* EXERCISE OBJECTIVE: Identify all lines in the data containing the string "this". Copy them out.
------------------------
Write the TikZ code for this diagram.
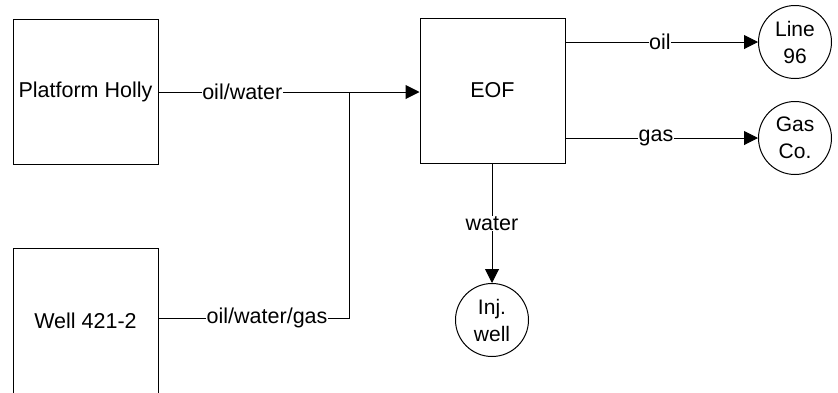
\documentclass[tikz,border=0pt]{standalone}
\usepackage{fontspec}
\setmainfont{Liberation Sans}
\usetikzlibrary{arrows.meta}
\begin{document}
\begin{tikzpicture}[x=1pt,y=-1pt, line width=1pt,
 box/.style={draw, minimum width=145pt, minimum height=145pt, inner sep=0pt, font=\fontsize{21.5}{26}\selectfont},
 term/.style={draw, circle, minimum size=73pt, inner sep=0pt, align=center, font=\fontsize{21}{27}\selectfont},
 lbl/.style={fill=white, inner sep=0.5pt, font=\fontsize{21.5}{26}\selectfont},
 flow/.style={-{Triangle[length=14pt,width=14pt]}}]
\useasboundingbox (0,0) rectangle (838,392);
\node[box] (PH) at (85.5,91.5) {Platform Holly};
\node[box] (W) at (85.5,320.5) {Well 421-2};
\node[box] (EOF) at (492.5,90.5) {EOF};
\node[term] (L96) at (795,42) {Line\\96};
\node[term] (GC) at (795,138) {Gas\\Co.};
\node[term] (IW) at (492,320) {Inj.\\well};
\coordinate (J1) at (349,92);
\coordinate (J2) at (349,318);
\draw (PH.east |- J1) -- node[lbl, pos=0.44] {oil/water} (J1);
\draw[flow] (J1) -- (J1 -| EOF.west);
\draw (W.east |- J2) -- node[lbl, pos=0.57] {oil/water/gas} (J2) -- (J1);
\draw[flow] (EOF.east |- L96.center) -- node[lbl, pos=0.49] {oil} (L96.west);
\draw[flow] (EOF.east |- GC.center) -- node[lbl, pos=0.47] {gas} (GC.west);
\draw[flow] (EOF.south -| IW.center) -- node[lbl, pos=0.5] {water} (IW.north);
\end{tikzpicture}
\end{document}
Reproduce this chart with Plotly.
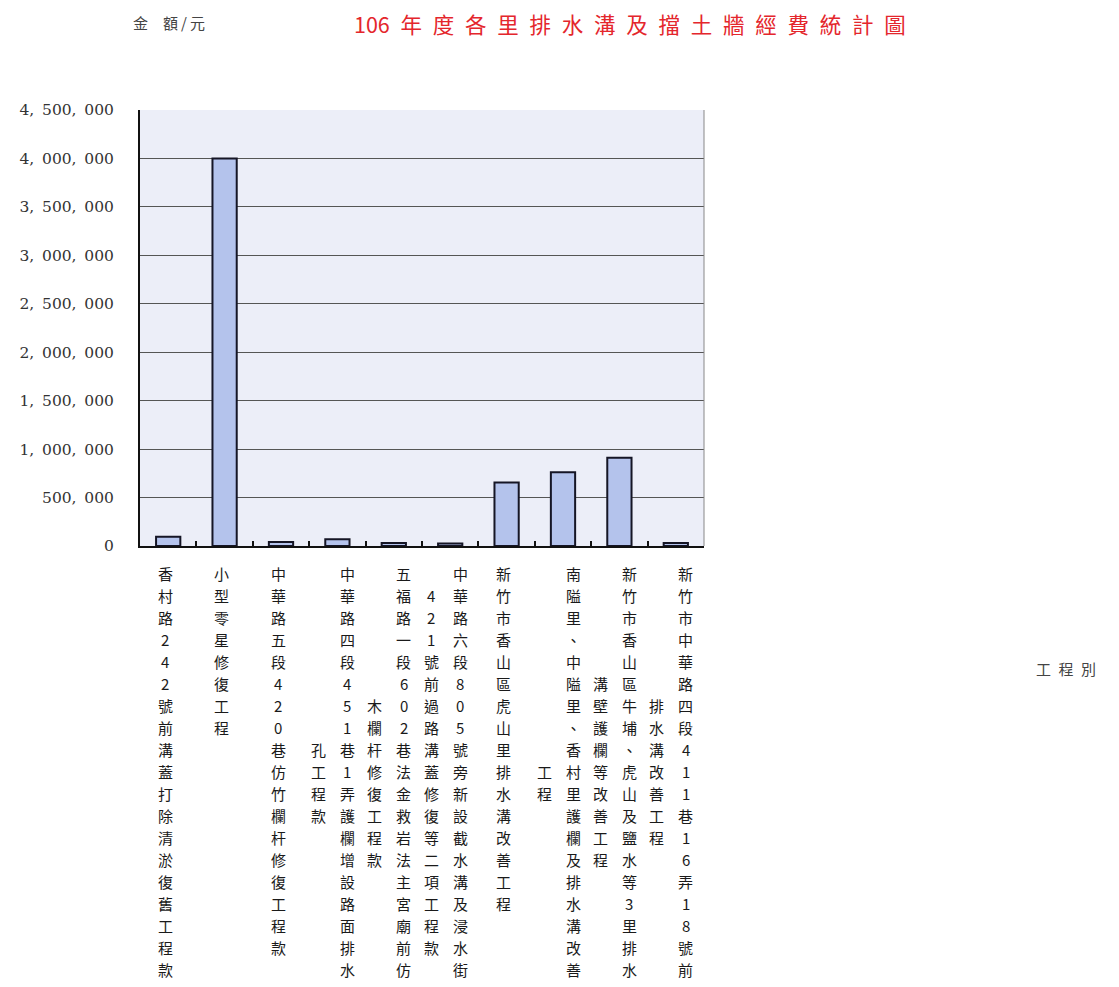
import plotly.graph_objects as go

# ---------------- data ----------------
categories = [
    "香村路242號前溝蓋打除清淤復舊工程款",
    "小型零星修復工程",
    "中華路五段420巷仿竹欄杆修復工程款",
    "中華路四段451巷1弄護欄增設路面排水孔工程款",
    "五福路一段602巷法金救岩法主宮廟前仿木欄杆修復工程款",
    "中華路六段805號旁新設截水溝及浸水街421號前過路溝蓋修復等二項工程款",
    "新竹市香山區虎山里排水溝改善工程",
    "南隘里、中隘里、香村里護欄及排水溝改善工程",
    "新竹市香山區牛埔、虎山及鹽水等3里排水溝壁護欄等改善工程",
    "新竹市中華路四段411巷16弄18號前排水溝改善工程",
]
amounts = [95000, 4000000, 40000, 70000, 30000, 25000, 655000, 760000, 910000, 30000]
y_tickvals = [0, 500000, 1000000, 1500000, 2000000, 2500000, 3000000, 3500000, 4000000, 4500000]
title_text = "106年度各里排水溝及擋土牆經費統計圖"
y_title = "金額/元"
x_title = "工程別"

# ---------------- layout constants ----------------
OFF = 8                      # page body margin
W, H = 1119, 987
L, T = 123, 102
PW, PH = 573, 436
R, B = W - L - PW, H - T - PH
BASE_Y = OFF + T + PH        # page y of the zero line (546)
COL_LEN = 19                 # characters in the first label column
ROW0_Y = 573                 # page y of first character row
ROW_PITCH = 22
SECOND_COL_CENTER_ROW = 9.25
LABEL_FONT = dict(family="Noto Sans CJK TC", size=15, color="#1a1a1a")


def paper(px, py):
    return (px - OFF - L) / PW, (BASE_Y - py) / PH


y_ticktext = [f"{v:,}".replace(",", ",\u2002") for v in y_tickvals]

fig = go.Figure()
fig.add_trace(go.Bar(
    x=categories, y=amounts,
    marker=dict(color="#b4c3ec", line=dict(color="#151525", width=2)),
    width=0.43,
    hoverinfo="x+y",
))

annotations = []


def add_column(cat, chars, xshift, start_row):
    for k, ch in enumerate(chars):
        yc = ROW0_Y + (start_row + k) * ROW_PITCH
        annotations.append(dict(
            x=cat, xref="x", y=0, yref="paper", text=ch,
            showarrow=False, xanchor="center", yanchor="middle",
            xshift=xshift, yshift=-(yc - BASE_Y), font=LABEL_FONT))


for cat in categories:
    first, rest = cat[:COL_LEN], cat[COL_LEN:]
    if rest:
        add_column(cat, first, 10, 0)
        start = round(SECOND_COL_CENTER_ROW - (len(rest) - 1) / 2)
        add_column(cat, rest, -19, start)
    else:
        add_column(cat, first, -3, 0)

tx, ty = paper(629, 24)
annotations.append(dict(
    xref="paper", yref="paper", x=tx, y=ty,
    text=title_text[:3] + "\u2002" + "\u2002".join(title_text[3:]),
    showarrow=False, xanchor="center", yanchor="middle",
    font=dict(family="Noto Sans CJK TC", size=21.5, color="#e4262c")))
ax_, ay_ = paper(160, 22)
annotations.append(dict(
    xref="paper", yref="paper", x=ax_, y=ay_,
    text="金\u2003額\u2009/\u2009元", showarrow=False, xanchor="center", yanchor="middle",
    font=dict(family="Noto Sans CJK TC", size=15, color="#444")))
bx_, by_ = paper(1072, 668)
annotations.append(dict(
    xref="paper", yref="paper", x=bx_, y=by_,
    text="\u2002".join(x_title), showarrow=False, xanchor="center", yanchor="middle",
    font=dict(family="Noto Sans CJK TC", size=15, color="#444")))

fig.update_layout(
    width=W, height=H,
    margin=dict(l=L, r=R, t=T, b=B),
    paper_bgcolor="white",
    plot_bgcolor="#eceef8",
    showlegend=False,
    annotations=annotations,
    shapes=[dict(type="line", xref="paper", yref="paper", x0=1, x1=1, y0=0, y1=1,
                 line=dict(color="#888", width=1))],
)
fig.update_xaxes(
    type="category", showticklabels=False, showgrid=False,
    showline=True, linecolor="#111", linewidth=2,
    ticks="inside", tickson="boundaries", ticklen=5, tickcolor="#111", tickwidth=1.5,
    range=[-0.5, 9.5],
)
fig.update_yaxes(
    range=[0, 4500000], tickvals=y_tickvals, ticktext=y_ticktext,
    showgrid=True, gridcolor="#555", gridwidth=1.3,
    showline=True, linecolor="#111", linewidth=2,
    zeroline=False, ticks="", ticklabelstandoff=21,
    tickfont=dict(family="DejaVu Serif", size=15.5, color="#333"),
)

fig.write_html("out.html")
------------------------
* WRITTEN SOLUTION:
Write the TikZ code for this diagram.
Reproduce this chart with Plotly.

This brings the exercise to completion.